| Problem requirements |
Copy out the material below in full, but not its images.

| Data in this exercise |

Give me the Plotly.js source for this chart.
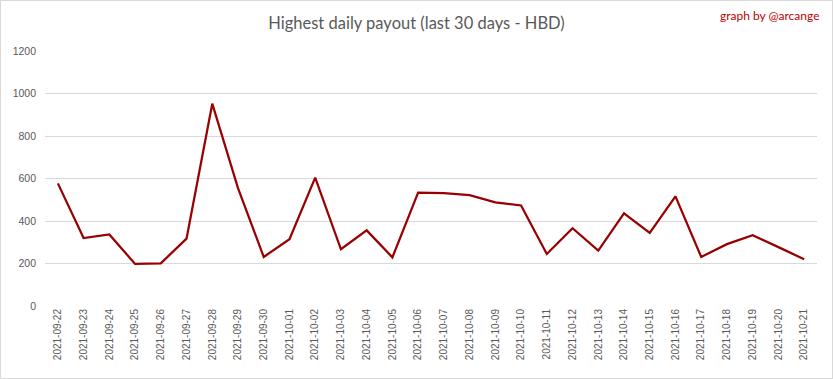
<!DOCTYPE html>
<html><head><meta charset="utf-8">
<script src="https://cdn.plot.ly/plotly-3.0.1.min.js"></script>
<style>
html,body{margin:0;padding:0;background:#fff;}
#wrap{position:relative;width:833px;height:379px;}
#chart{position:absolute;left:0;top:0;width:833px;height:379px;}
#border{position:absolute;left:0;top:0;width:831px;height:377px;border:1px solid #d9d9d9;pointer-events:none;}
</style></head>
<body>
<div id="wrap"><div id="chart"></div><div id="border"></div></div>
<script>
const dates = ["2021-09-22","2021-09-23","2021-09-24","2021-09-25","2021-09-26","2021-09-27","2021-09-28","2021-09-29","2021-09-30","2021-10-01","2021-10-02","2021-10-03","2021-10-04","2021-10-05","2021-10-06","2021-10-07","2021-10-08","2021-10-09","2021-10-10","2021-10-11","2021-10-12","2021-10-13","2021-10-14","2021-10-15","2021-10-16","2021-10-17","2021-10-18","2021-10-19","2021-10-20","2021-10-21"];
const payout = [577,320,337,198,201,317,952,555,231,314,604,267,356,229,534,531,522,488,473,245,366,261,436,344,516,231,291,333,277,220];
const yTicks = [0,200,400,600,800,1000,1200];

const trace = {
  x: dates, y: payout, type: 'scatter', mode: 'lines',
  line: {color: '#990000', width: 2.25}, hoverinfo: 'skip'
};
const layout = {
  width: 833, height: 379,
  margin: {l: 45, r: 16, t: 51, b: 73},
  paper_bgcolor: '#fff', plot_bgcolor: '#fff',
  showlegend: false,
  font: {family: 'Liberation Sans, Arial, sans-serif', color: '#595959'},
  title: {text: 'Highest daily payout (last 30 days - HBD)', x: 0.5, xref: 'container', xanchor: 'center', y: 0.94, yanchor: 'middle',
          font: {family: 'Lato, sans-serif', size: 16.5, color: '#595959'}},
  xaxis: {type: 'category', range: [-0.5, dates.length - 0.5], tickangle: -90, tickfont: {size: 10, color: '#595959'},
          showgrid: false, zeroline: false, showline: false, ticks: '', fixedrange: true},
  yaxis: {range: [0, 1200], tickvals: yTicks, ticktext: yTicks.map(String), tickfont: {size: 10.5, color: '#595959'},
          showgrid: true, gridcolor: '#d9d9d9', gridwidth: 1, zeroline: false, showline: false, ticks: '', ticklabelstandoff: 8, fixedrange: true},
  annotations: [{text: 'graph by @arcange', xref: 'paper', yref: 'paper', x: 1.0, y: 1.14, xanchor: 'right', yanchor: 'middle', xshift: 5,
                 showarrow: false, font: {family: 'Lato, sans-serif', size: 12, color: '#c00000'}}]
};
Plotly.newPlot('chart', [trace], layout, {displayModeBar: false, staticPlot: true});
</script>
</body></html>
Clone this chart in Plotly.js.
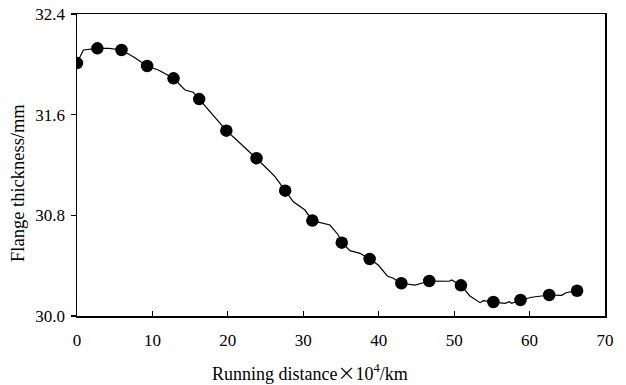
<!DOCTYPE html>
<html>
<head>
<meta charset="utf-8">
<script src="https://cdn.plot.ly/plotly-3.0.1.min.js"></script>
<style>html,body{margin:0;padding:0;background:#fff;}#chart{width:626px;height:385px;}</style>
</head>
<body>
<div id="chart"></div>
<script>
// Measured points (markers)
const markerX = [0, 2.7, 5.9, 9.3, 12.8, 16.2, 19.8, 23.8, 27.6, 31.2, 35.1, 38.8, 43.0, 46.7, 50.9, 55.2, 58.8, 62.6, 66.3];
const markerY = [32.01, 32.127, 32.114, 31.987, 31.889, 31.724, 31.473, 31.254, 30.996, 30.758, 30.583, 30.453, 30.26, 30.278, 30.244, 30.111, 30.127, 30.167, 30.201];

const lineX = [0, 0.84, 2.7, 4.28, 5.9, 7.46, 9.3, 10.78, 12.8, 14.32, 15.42, 16.2, 17.63, 19.8, 21.17, 23.8, 24.7, 26.25, 27.6, 28.68, 30.23, 31.2, 33.54, 34.64, 35.1, 36.19, 37.52, 38.8, 39.94, 41.14, 41.93, 43.0, 44.81, 46.7, 49.36, 49.67, 50.9, 52.1, 53.43, 53.87, 55.2, 56.74, 57.31, 57.63, 58.8, 60.28, 62.6, 64.26, 64.83, 66.3];
const lineY = [32.01, 32.114, 32.127, 32.127, 32.114, 32.06, 31.987, 31.955, 31.889, 31.796, 31.778, 31.724, 31.624, 31.473, 31.399, 31.254, 31.2, 31.107, 30.996, 30.908, 30.842, 30.758, 30.723, 30.644, 30.583, 30.519, 30.498, 30.453, 30.405, 30.318, 30.3, 30.26, 30.246, 30.278, 30.276, 30.286, 30.244, 30.159, 30.106, 30.122, 30.111, 30.101, 30.114, 30.101, 30.127, 30.149, 30.167, 30.164, 30.185, 30.201];

const xTicks = [0, 10, 20, 30, 40, 50, 60, 70];
const yTicks = [30.0, 30.8, 31.6, 32.4];
const yTickLabels = ['30.0', '30.8', '31.6', '32.4'];

const font = 'Liberation Serif, Times New Roman, serif';

const traces = [
  {x: lineX, y: lineY, type: 'scatter', mode: 'lines',
   line: {color: '#000', width: 1.2}, hoverinfo: 'skip', cliponaxis: true},
  {x: markerX, y: markerY, type: 'scatter', mode: 'markers',
   marker: {color: '#000', size: 12.5, symbol: 'circle'}, cliponaxis: true}
];

const layout = {
  width: 626, height: 385,
  margin: {l: 77, r: 21, t: 14, b: 69},
  paper_bgcolor: '#fff', plot_bgcolor: '#fff',
  showlegend: false,
  font: {family: font, size: 16, color: '#000'},
  xaxis: {
    range: [0, 70], tickvals: xTicks, ticktext: xTicks.map(String),
    ticks: 'inside', ticklen: 5, tickwidth: 1.2, tickcolor: '#000',
    showline: true, linecolor: '#000', linewidth: 1.5, mirror: true,
    showgrid: false, zeroline: false, ticklabelstandoff: 8,
    tickfont: {family: font, size: 17, color: '#000'}
  },
  yaxis: {
    range: [30.0, 32.4], tickvals: yTicks, ticktext: yTickLabels,
    ticks: 'outside', ticklen: 5, tickwidth: 1.2, tickcolor: '#000',
    showline: true, linecolor: '#000', linewidth: 1.5, mirror: true,
    showgrid: false, zeroline: false, ticklabelstandoff: 2,
    tickfont: {family: font, size: 17, color: '#000'}
  },
  annotations: [{
    text: 'Running distance<span style="font-family:Noto Sans CJK SC">×</span>10<sup>4</sup>/km',
    xref: 'paper', yref: 'paper', x: 0.441, y: -0.187,
    xanchor: 'center', yanchor: 'middle', showarrow: false,
    font: {family: font, size: 18, color: '#000'}
  }, {
    text: 'Flange thickness/mm',
    xref: 'paper', yref: 'paper', x: -0.112, y: 0.44, textangle: -90,
    xanchor: 'center', yanchor: 'middle', showarrow: false,
    font: {family: font, size: 18.5, color: '#000'}
  }]
};

Plotly.newPlot('chart', traces, layout, {displayModeBar: false, staticPlot: true});
</script>
</body>
</html>
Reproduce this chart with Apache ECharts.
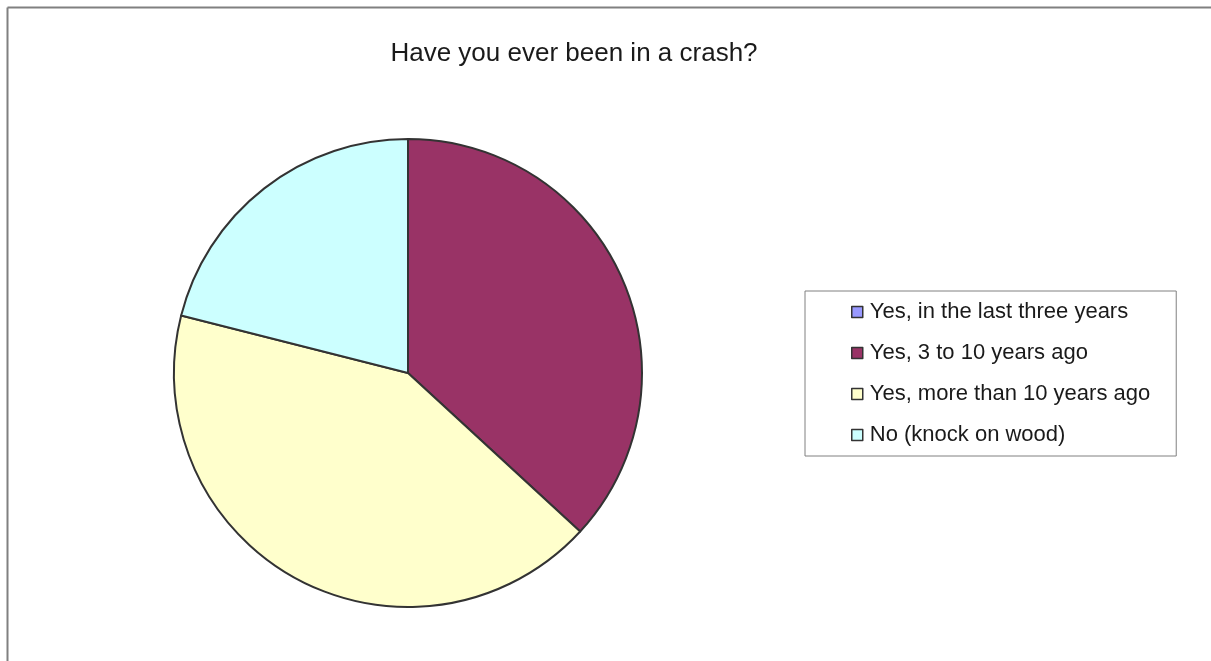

| Reply |
Give me the Plotly.js source for this chart.
<!DOCTYPE html>
<html><head><meta charset="utf-8">
<script src="https://cdn.plot.ly/plotly-3.0.1.min.js"></script>
<style>
html,body{margin:0;padding:0;background:#fff;}
#wrap{position:relative;width:833px;height:379px;}
#chart{position:absolute;left:0;top:0;width:833px;height:379px;}
#border{position:absolute;left:0;top:0;width:831px;height:377px;border:1px solid #d9d9d9;pointer-events:none;}
</style></head>
<body>
<div id="wrap"><div id="chart"></div><div id="border"></div></div>
<script>
const dates = ["2021-09-22","2021-09-23","2021-09-24","2021-09-25","2021-09-26","2021-09-27","2021-09-28","2021-09-29","2021-09-30","2021-10-01","2021-10-02","2021-10-03","2021-10-04","2021-10-05","2021-10-06","2021-10-07","2021-10-08","2021-10-09","2021-10-10","2021-10-11","2021-10-12","2021-10-13","2021-10-14","2021-10-15","2021-10-16","2021-10-17","2021-10-18","2021-10-19","2021-10-20","2021-10-21"];
const payout = [577,320,337,198,201,317,952,555,231,314,604,267,356,229,534,531,522,488,473,245,366,261,436,344,516,231,291,333,277,220];
const yTicks = [0,200,400,600,800,1000,1200];

const trace = {
  x: dates, y: payout, type: 'scatter', mode: 'lines',
  line: {color: '#990000', width: 2.25}, hoverinfo: 'skip'
};
const layout = {
  width: 833, height: 379,
  margin: {l: 45, r: 16, t: 51, b: 73},
  paper_bgcolor: '#fff', plot_bgcolor: '#fff',
  showlegend: false,
  font: {family: 'Liberation Sans, Arial, sans-serif', color: '#595959'},
  title: {text: 'Highest daily payout (last 30 days - HBD)', x: 0.5, xref: 'container', xanchor: 'center', y: 0.94, yanchor: 'middle',
          font: {family: 'Lato, sans-serif', size: 16.5, color: '#595959'}},
  xaxis: {type: 'category', range: [-0.5, dates.length - 0.5], tickangle: -90, tickfont: {size: 10, color: '#595959'},
          showgrid: false, zeroline: false, showline: false, ticks: '', fixedrange: true},
  yaxis: {range: [0, 1200], tickvals: yTicks, ticktext: yTicks.map(String), tickfont: {size: 10.5, color: '#595959'},
          showgrid: true, gridcolor: '#d9d9d9', gridwidth: 1, zeroline: false, showline: false, ticks: '', ticklabelstandoff: 8, fixedrange: true},
  annotations: [{text: 'graph by @arcange', xref: 'paper', yref: 'paper', x: 1.0, y: 1.14, xanchor: 'right', yanchor: 'middle', xshift: 5,
                 showarrow: false, font: {family: 'Lato, sans-serif', size: 12, color: '#c00000'}}]
};
Plotly.newPlot('chart', [trace], layout, {displayModeBar: false, staticPlot: true});
</script>
</body></html>
Clone this chart in Plotly.js.
<!DOCTYPE html>
<html>
<head>
<meta charset="utf-8">
<script src="https://cdn.plot.ly/plotly-3.0.1.min.js"></script>
<style>html,body{margin:0;padding:0;background:#fff;}#chart{width:626px;height:385px;}</style>
</head>
<body>
<div id="chart"></div>
<script>
// Measured points (markers)
const markerX = [0, 2.7, 5.9, 9.3, 12.8, 16.2, 19.8, 23.8, 27.6, 31.2, 35.1, 38.8, 43.0, 46.7, 50.9, 55.2, 58.8, 62.6, 66.3];
const markerY = [32.01, 32.127, 32.114, 31.987, 31.889, 31.724, 31.473, 31.254, 30.996, 30.758, 30.583, 30.453, 30.26, 30.278, 30.244, 30.111, 30.127, 30.167, 30.201];

const lineX = [0, 0.84, 2.7, 4.28, 5.9, 7.46, 9.3, 10.78, 12.8, 14.32, 15.42, 16.2, 17.63, 19.8, 21.17, 23.8, 24.7, 26.25, 27.6, 28.68, 30.23, 31.2, 33.54, 34.64, 35.1, 36.19, 37.52, 38.8, 39.94, 41.14, 41.93, 43.0, 44.81, 46.7, 49.36, 49.67, 50.9, 52.1, 53.43, 53.87, 55.2, 56.74, 57.31, 57.63, 58.8, 60.28, 62.6, 64.26, 64.83, 66.3];
const lineY = [32.01, 32.114, 32.127, 32.127, 32.114, 32.06, 31.987, 31.955, 31.889, 31.796, 31.778, 31.724, 31.624, 31.473, 31.399, 31.254, 31.2, 31.107, 30.996, 30.908, 30.842, 30.758, 30.723, 30.644, 30.583, 30.519, 30.498, 30.453, 30.405, 30.318, 30.3, 30.26, 30.246, 30.278, 30.276, 30.286, 30.244, 30.159, 30.106, 30.122, 30.111, 30.101, 30.114, 30.101, 30.127, 30.149, 30.167, 30.164, 30.185, 30.201];

const xTicks = [0, 10, 20, 30, 40, 50, 60, 70];
const yTicks = [30.0, 30.8, 31.6, 32.4];
const yTickLabels = ['30.0', '30.8', '31.6', '32.4'];

const font = 'Liberation Serif, Times New Roman, serif';

const traces = [
  {x: lineX, y: lineY, type: 'scatter', mode: 'lines',
   line: {color: '#000', width: 1.2}, hoverinfo: 'skip', cliponaxis: true},
  {x: markerX, y: markerY, type: 'scatter', mode: 'markers',
   marker: {color: '#000', size: 12.5, symbol: 'circle'}, cliponaxis: true}
];

const layout = {
  width: 626, height: 385,
  margin: {l: 77, r: 21, t: 14, b: 69},
  paper_bgcolor: '#fff', plot_bgcolor: '#fff',
  showlegend: false,
  font: {family: font, size: 16, color: '#000'},
  xaxis: {
    range: [0, 70], tickvals: xTicks, ticktext: xTicks.map(String),
    ticks: 'inside', ticklen: 5, tickwidth: 1.2, tickcolor: '#000',
    showline: true, linecolor: '#000', linewidth: 1.5, mirror: true,
    showgrid: false, zeroline: false, ticklabelstandoff: 8,
    tickfont: {family: font, size: 17, color: '#000'}
  },
  yaxis: {
    range: [30.0, 32.4], tickvals: yTicks, ticktext: yTickLabels,
    ticks: 'outside', ticklen: 5, tickwidth: 1.2, tickcolor: '#000',
    showline: true, linecolor: '#000', linewidth: 1.5, mirror: true,
    showgrid: false, zeroline: false, ticklabelstandoff: 2,
    tickfont: {family: font, size: 17, color: '#000'}
  },
  annotations: [{
    text: 'Running distance<span style="font-family:Noto Sans CJK SC">×</span>10<sup>4</sup>/km',
    xref: 'paper', yref: 'paper', x: 0.441, y: -0.187,
    xanchor: 'center', yanchor: 'middle', showarrow: false,
    font: {family: font, size: 18, color: '#000'}
  }, {
    text: 'Flange thickness/mm',
    xref: 'paper', yref: 'paper', x: -0.112, y: 0.44, textangle: -90,
    xanchor: 'center', yanchor: 'middle', showarrow: false,
    font: {family: font, size: 18.5, color: '#000'}
  }]
};

Plotly.newPlot('chart', traces, layout, {displayModeBar: false, staticPlot: true});
</script>
</body>
</html>
Reproduce this chart with Apache ECharts.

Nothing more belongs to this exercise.